The Villanova gym in those days was a cramped little passion pit with a distinct home court advantage. Daddy Mass prowled the land trying to lure unsuspecting opponents into his lair.

"We'll play you at your place," he would tell them, "and then I'd like you to come visit us in our Cat House."

The best way to upset a team with superior talent was to shorten the game, control the pace of play, limit the number of possessions. He was a maniac about defense, and games that used to be played in the 70s were now played in the 50s. If it was late and you were floundering to score half a hundred, then Daddy Mass had you cooked.

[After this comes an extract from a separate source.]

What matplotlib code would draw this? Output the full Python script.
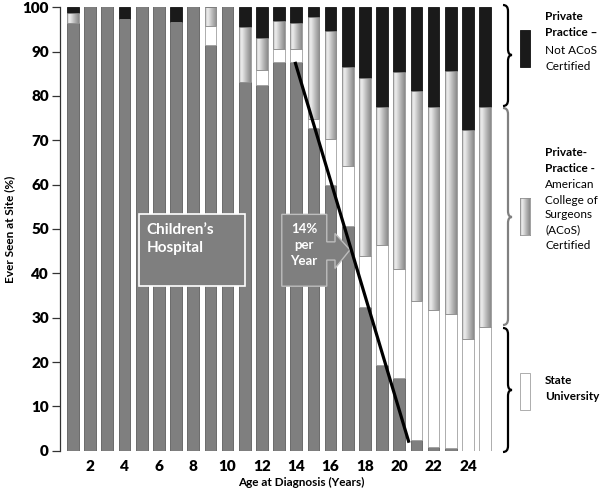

He rode that all the way to the top, to the national championship in 1985. The Perfect Game. The epic upset. Celebrated in legend and lore. It wouldn't have been possible had there not been the shot clock.

These were the golden days for the Big East, Georgetown and St. John's, the bullying John Thompson and the snake oil salesman Louie Cerneseca, and, yes, Villanova and the ambitious Daddy Mass. The big games were always at Madison Square Garden, that self-trumpeting the World's Most Famous Arena, and I still remember a cold winter night in Manhattan, and Daddy Mass, flush from a big win, celebrating with a victory cigar about as big as a baseball bat, surrounded by the usual retinue of loyal followers, breathing in the bracing air, savoring the moment. Bright Lights, Big City indeed.

It was that ambition, that craving for the big time, that ultimately did him in. At least that's what the critics said at the time — and some still do.

The blame for the unraveling of the Big Five was laid at the feet of Villanova, and the coach who shuffled the schedules to produce more national exposure, more Bright Lights, Big City.

Daddy Mass refuted the charges, but the demise was sealed. Only now have the shattered pieces been swept up, and still not to everyone's satisfaction.

By 1992, Daddy Mass and 'Nova were done, and he bolted for the ultimate Bright Lights, Big City venue.

UNLV.

It was a long, slow slide downhill. From Vegas to Cleveland State. And, finally, in '03, retirement.

He played 36 holes every day. Along the way he got cancer. He got up nose-to-nose to stare at Big C, and Big C realized Daddy Mass wasn't blinking.

He went after cancer with a fullcourt press, but the chemo all but killed him, so he yanked out all the drip bags and tubing and he found refuge in the most familiar place of all. On the baselines where once he roamed, coaching up a storm.

So here was the safe harbor, in West Palm Beach, Fla., at Northwood University, which became Keiser University, a tiny business school with 726 students, smaller than many high schools. The Seahawks were an NAIA Division II school. The low, low, low minors.

No matter. Remember what he said? You're right. I'd probably coach for nothing.